Virtua Fighter 2 (Saturn)

Capcom and SNK went to war in the realm of 2D fighting games, but as the '90s progressed, it would be Sega and Namco who would duke it out as the genre moved into the realm of 3D. Namco's Tekken was seen as the PlayStation's early "killer app", alongside Ridge Racer, and it was in direct competition with Sega's Virtua Fighter series. The original game had been instrumental in selling the Saturn to the Japanese public, but its sequel was an improvement in pretty much every way imaginable. Using the Saturn's high-res mode, Virtua Fighter 2 delivers silky-smooth gameplay, a wealth of special moves and one of the most engaging two-player titles on the console.

Saturn Bomberman (Saturn)

Bomberman found fame on consoles like the PC Engine and SNES, but this Saturn exclusive is considered by many to be the character's defining entry – and that's not just because it's possible for 10 players to take part using two multitap accessories. A Story Mode is included which will keep solo players busy, but Saturn Bomberman really excels when two or more people are involved. Soon after, Hudson Soft would transition the series into 3D (with mixed success, it should be noted), but this 32-bit offering has some of the best 2D visuals in the franchise and is a must for fans of party games.

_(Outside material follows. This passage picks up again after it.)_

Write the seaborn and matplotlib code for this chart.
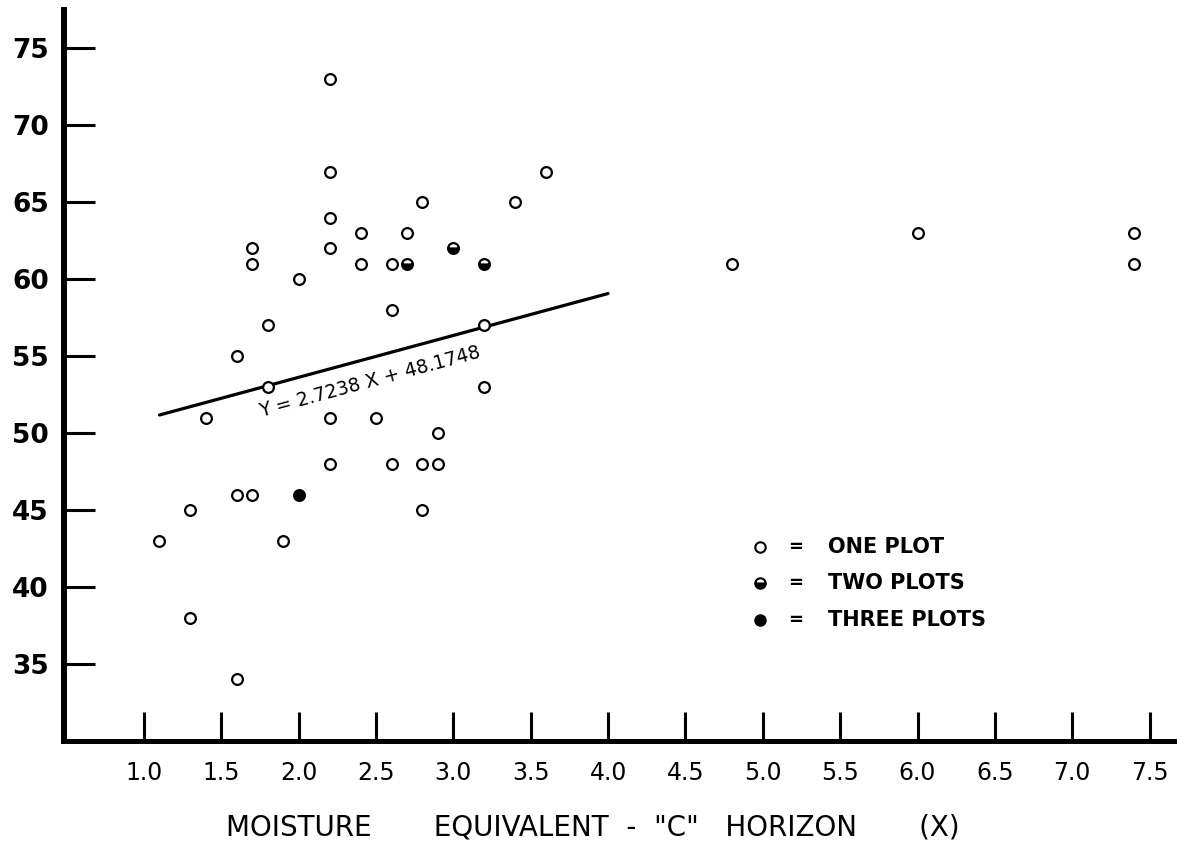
import math
import numpy as np
import matplotlib
matplotlib.use("Agg")
import matplotlib.pyplot as plt
import seaborn as sns

# Observations, grouped by how many plots share the same point
one_x = [2.2, 2.2, 3.6, 2.2, 2.8, 3.4, 2.4, 2.7, 1.7, 2.2,
         1.7, 2.4, 2.6, 2.0, 2.6, 1.8, 3.2, 1.6, 1.8, 3.2,
         1.4, 2.2, 2.5, 2.9, 2.2, 2.6, 2.8, 2.9, 1.6, 1.7,
         1.3, 2.8, 1.1, 1.9, 1.3, 1.6, 4.8, 6.0, 7.4, 7.4]
one_y = [73, 67, 67, 64, 65, 65, 63, 63, 62, 62,
         61, 61, 61, 60, 58, 57, 57, 55, 53, 53,
         51, 51, 51, 50, 48, 48, 48, 48, 46, 46,
         45, 45, 43, 43, 38, 34, 61, 63, 63, 61]
two_x = [2.7, 3.0, 3.2]
two_y = [61, 62, 61]
three_x = [2.0]
three_y = [46]

# Fitted regression line
slope = 2.7238
intercept = 48.1748
fit_x = [1.1, 4.0]

x_ticks = [1.0, 1.5, 2.0, 2.5, 3.0, 3.5, 4.0, 4.5, 5.0, 5.5, 6.0, 6.5, 7.0, 7.5]
y_ticks = [35, 40, 45, 50, 55, 60, 65, 70, 75]
x_label = 'MOISTURE       EQUIVALENT  -  "C"   HORIZON       (X)'
legend_labels = ["ONE PLOT", "TWO PLOTS", "THREE PLOTS"]

sns.set_style("ticks", {"axes.edgecolor": "black", "xtick.color": "black",
                        "ytick.color": "black", "text.color": "black",
                        "axes.labelcolor": "black"})
plt.rcParams["font.family"] = ["DejaVu Sans"]

fig = plt.figure(figsize=(11.77, 8.43), dpi=100)
ax = fig.add_axes([0.0544, 0.1214, 0.9456, 0.8667])
ax.set_xlim(0.483, 7.677)
ax.set_ylim(30, 77.5)

fit_y = [slope * x + intercept for x in fit_x]
sns.lineplot(x=fit_x, y=fit_y, ax=ax, color="black", linewidth=2.3, zorder=2)

ring = dict(s=60, linewidth=1.6, edgecolor="black", legend=False)
sns.scatterplot(x=one_x, y=one_y, ax=ax, color="white", zorder=3, **ring)
sns.scatterplot(x=three_x, y=three_y, ax=ax, color="black", zorder=3, **ring)
# Half-filled circles: lower half black
ax.plot(two_x, two_y, "o", ls="none", ms=7.75, fillstyle="bottom", mfc="black",
        markerfacecoloralt="white", mec="black", mew=1.6, zorder=4)

# Axes styling
sns.despine(ax=ax)
ax.spines["left"].set_linewidth(4.3)
ax.spines["bottom"].set_linewidth(3.6)
ax.set_xticks(x_ticks)
ax.set_xticklabels([f"{v:.1f}" for v in x_ticks])
ax.set_yticks(y_ticks)
ax.set_yticklabels([str(v) for v in y_ticks])
ax.tick_params(axis="x", direction="in", length=21, width=2.2, pad=15, labelsize=17)
ax.tick_params(axis="y", direction="in", length=22, width=2.2, pad=11, labelsize=19)
for lbl in ax.get_yticklabels():
    lbl.set_fontweight("bold")
ax.set_xlabel("")
ax.set_ylabel("")

# Equation written along the fitted line
fig.canvas.draw()
p1 = ax.transData.transform((fit_x[0], fit_y[0]))
p2 = ax.transData.transform((fit_x[1], fit_y[1]))
angle = math.degrees(math.atan2(p2[1] - p1[1], p2[0] - p1[0]))
ax.text(2.46, 53.35, f"Y = {slope} X + {intercept}", rotation=angle,
        rotation_mode="anchor", ha="center", va="center", fontsize=13.5)

# Key for the marker types
rows = [0.2651, 0.2158, 0.1652]
ax.plot([0.6253], [rows[0]], "o", transform=ax.transAxes, ms=7.5, mfc="white",
        mec="black", mew=1.5, clip_on=False)
ax.plot([0.6253], [rows[1]], "o", transform=ax.transAxes, ms=7.5, fillstyle="bottom",
        mfc="black", markerfacecoloralt="white", mec="black", mew=1.5, clip_on=False)
ax.plot([0.6253], [rows[2]], "o", transform=ax.transAxes, ms=7.5, mfc="black",
        mec="black", mew=1.5, clip_on=False)
for r, text in zip(rows, legend_labels):
    ax.text(0.657, r, "=", transform=ax.transAxes, ha="center", va="center",
            fontsize=13, fontweight="bold")
    ax.text(0.6864, r, text, transform=ax.transAxes, ha="left", va="center",
            fontsize=15, fontweight="bold")

fig.text(0.504, 0.0178, x_label, ha="center", va="center", fontsize=20)

fig.savefig("out.png", dpi=100)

Sega Worldwide Soccer '98 (Saturn)

Sega opened its soccer account on the Saturn with the decidedly average Victory Goal, but Sega Worldwide Soccer '97 was a huge improvement, introducing 3D player models and a game engine which had enough depth and complexity to give EA's FIFA and Konami's ISS a run for their money. Sega Worldwide Soccer '98 adds in club sides but doesn't really make any major additions to the gameplay; it was criticised at the time of release for not doing enough to improve over the previous iteration, but it remains the best choice for any Saturn-owning football fans.